The result, as Jake Sullivan, President Biden’s national security adviser, put it during the campaign last year, is an approach that “should put less focus on trying to slow China down and more emphasis on trying to run faster ourselves” through increased government investment in research and technologies like semiconductors, artificial intelligence and energy.
Mr. Sullivan and Secretary of State Antony J. Blinken will road-test the new approach in what promises to be a tense first encounter on Thursday with their Chinese counterparts in Anchorage. It is a meeting they delayed until they could reach the outlines of a common strategy with allies — notably Japan, South Korea, India and Australia — and one they insisted had to take place on American soil.
But it will also be a first demonstration of Beijing’s determination to stand up to the new administration, and a chance for its diplomats to deliver a litany of complaints about Washington’s “evil” interference in China’s affairs, as a Chinese Foreign Ministry spokesman put it on Wednesday.

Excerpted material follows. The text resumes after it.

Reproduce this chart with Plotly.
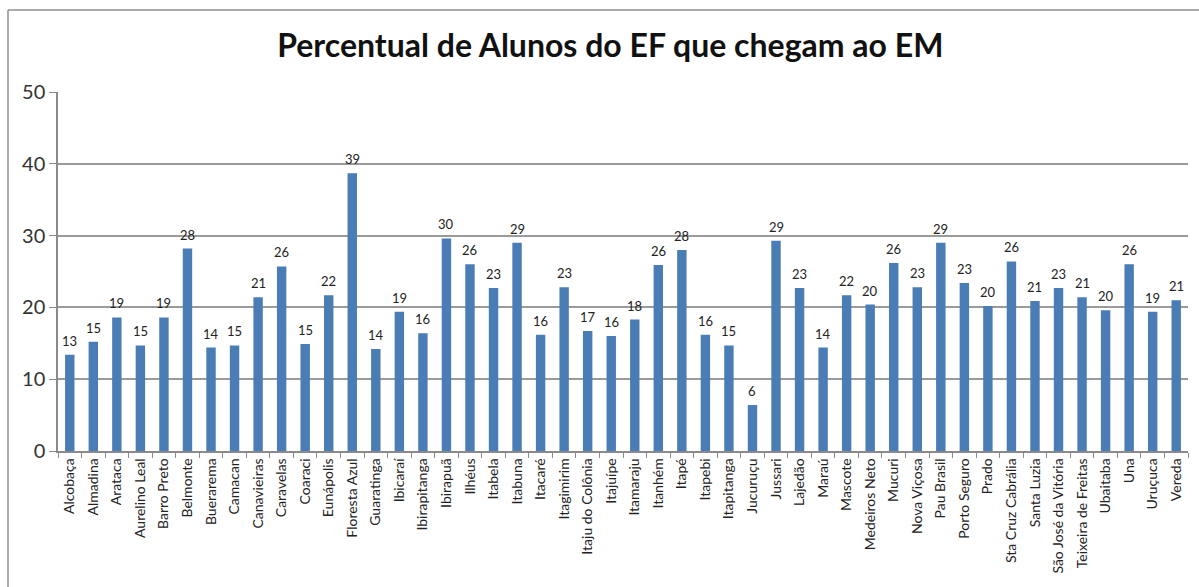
import plotly.graph_objects as go

# Municípios (eixo das categorias)
municipios = [
    "Alcobaça", "Almadina", "Arataca", "Aurelino Leal", "Barro Preto", "Belmonte",
    "Buerarema", "Camacan", "Canavieiras", "Caravelas", "Coaraci", "Eunápolis",
    "Floresta Azul", "Guaratinga", "Ibicaraí", "Ibirapitanga", "Ibirapuã", "Ilhéus",
    "Itabela", "Itabuna", "Itacaré", "Itagimirim", "Itaju do Colônia", "Itajuípe",
    "Itamaraju", "Itanhém", "Itapé", "Itapebi", "Itapitanga", "Jucuruçu",
    "Jussari", "Lajedão", "Maraú", "Mascote", "Medeiros Neto", "Mucuri",
    "Nova Viçosa", "Pau Brasil", "Porto Seguro", "Prado", "Sta Cruz Cabrália", "Santa Luzia",
    "São José da Vitória", "Teixeira de Freitas", "Ubaitaba", "Una", "Uruçuca", "Vereda",
]

# Percentual de alunos do EF que chegam ao EM
percentual = [
    13.4, 15.2, 18.6, 14.7, 18.6, 28.2,
    14.4, 14.7, 21.4, 25.7, 14.9, 21.7,
    38.7, 14.2, 19.4, 16.4, 29.6, 26.0,
    22.7, 29.0, 16.2, 22.8, 16.7, 16.0,
    18.3, 25.9, 28.0, 16.2, 14.7, 6.4,
    29.3, 22.7, 14.4, 21.7, 20.4, 26.2,
    22.8, 29.0, 23.4, 20.2, 26.4, 20.9,
    22.7, 21.4, 19.6, 26.0, 19.4, 21.0,
]

eixo_y_ticks = [0, 10, 20, 30, 40, 50]

W, H = 1199, 587
ML, MR, MT, MB = 58, 11, 92, 136
plot_w = W - ML - MR
plot_h = H - MT - MB
FONTE = "Lato, Open Sans, sans-serif"

fig = go.Figure(
    go.Bar(
        x=municipios,
        y=percentual,
        marker=dict(color="#4A7DB5", line=dict(width=0)),
        hoverinfo="x+y",
    )
)

# Rótulos de dados acima de cada barra
for m, v in zip(municipios, percentual):
    fig.add_annotation(
        x=m, y=v, text=f"{round(v):d}",
        showarrow=False, yanchor="bottom", yshift=4,
        font=dict(family=FONTE, size=13, color="#222"),
    )

fig.update_layout(
    width=W,
    height=H,
    margin=dict(l=ML, r=MR, t=MT, b=MB, autoexpand=False),
    paper_bgcolor="white",
    plot_bgcolor="white",
    bargap=0.6,
    showlegend=False,
    title=dict(
        text="<b>Percentual de Alunos do EF que chegam ao EM</b>",
        x=0.509,
        xanchor="center",
        y=1 - 46 / H,
        yanchor="middle",
        font=dict(family=FONTE, size=32, color="#111"),
    ),
    xaxis=dict(
        type="category",
        tickangle=-90,
        tickfont=dict(family=FONTE, size=14, color="#222"),
        showline=True,
        linecolor="#8a8a8a",
        linewidth=1.5,
        ticks="outside",
        tickson="boundaries",
        ticklen=5,
        tickcolor="#8a8a8a",
        showgrid=False,
        range=[-0.5, len(municipios) - 0.5],
    ),
    yaxis=dict(
        range=[0, 50],
        tickvals=eixo_y_ticks,
        tickfont=dict(family=FONTE, size=20, color="#333"),
        showline=True,
        linecolor="#8a8a8a",
        linewidth=1.5,
        ticks="outside",
        ticklen=7,
        tickcolor="#8a8a8a",
        showgrid=True,
        gridcolor="#9a9a9a",
        gridwidth=1.5,
        zeroline=False,
    ),
)

# Moldura do gráfico (bordas superior e esquerda visíveis)
x_left = (8 - ML) / plot_w
y_top = (H - MB - 10) / plot_h
y_bottom = (H - MB - H - 5) / plot_h
fig.add_shape(type="line", xref="paper", yref="paper",
              x0=x_left, x1=1.1, y0=y_top, y1=y_top,
              line=dict(color="#8f8f8f", width=1.5))
fig.add_shape(type="line", xref="paper", yref="paper",
              x0=x_left, x1=x_left, y0=y_top, y1=y_bottom,
              line=dict(color="#8f8f8f", width=1.5))

fig.write_html("out.html")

The United States imposed sanctions on 24 Chinese officials on Wednesday for undermining Hong Kong’s democratic freedoms, an action whose timing was pointed and clearly intentional. Mr. Blinken said in Tokyo this week that “we will push back if necessary when China uses coercion or aggression to get its way.”

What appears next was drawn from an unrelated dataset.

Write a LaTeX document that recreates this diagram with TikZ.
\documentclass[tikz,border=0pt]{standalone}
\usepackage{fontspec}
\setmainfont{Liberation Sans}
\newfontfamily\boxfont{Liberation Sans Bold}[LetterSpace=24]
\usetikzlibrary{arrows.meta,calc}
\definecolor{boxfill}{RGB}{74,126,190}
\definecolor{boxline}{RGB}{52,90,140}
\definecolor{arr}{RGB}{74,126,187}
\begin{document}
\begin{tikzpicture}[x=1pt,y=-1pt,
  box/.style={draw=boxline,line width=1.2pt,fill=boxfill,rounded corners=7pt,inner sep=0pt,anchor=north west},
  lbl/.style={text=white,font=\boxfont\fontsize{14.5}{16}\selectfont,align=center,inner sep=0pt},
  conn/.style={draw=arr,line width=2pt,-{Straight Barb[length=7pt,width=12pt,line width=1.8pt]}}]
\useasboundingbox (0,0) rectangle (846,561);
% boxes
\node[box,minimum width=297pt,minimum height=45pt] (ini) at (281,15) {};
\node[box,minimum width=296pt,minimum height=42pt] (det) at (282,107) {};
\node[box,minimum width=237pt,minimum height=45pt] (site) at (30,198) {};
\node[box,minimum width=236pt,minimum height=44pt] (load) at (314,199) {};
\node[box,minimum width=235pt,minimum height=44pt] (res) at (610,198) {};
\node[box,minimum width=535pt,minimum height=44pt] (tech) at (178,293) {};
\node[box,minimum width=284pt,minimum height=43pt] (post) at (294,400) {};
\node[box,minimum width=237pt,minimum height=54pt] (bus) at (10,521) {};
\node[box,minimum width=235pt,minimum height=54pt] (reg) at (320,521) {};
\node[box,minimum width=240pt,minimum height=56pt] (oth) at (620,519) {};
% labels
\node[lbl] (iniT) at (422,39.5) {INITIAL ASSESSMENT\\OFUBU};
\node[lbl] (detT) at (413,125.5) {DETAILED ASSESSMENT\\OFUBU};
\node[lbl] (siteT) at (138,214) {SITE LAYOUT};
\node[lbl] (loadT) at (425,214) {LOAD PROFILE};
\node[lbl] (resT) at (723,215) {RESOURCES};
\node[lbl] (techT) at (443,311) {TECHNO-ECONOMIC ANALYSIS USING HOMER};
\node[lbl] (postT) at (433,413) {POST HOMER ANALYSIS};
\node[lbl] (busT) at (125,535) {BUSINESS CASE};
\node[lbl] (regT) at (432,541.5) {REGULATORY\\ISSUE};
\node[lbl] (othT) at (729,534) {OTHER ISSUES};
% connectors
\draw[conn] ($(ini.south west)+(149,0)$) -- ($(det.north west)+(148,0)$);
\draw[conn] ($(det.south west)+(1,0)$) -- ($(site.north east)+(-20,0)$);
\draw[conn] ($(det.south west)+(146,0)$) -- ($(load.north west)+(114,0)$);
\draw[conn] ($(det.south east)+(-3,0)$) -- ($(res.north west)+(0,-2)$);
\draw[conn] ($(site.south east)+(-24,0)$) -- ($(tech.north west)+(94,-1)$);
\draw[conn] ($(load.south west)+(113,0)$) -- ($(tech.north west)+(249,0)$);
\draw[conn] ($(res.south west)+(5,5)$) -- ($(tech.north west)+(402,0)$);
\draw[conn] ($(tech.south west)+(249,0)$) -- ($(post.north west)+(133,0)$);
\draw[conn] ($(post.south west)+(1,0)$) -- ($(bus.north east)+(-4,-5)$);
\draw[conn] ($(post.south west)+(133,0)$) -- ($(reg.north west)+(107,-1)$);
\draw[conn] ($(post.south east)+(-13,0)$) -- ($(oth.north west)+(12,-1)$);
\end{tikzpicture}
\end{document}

And that is happening almost daily, he conceded, including Beijing’s efforts to terminate Hong Kong’s autonomy, intimidate Australia and Taiwan, and move ahead, despite international condemnation, with what Mr. Blinken has said is a “genocide” aimed at China’s Uyghur minority.
It is all part of the initial resetting of the relationship that has marked Mr. Biden’s renewed, if now far more tense, encounters with Mr. Xi.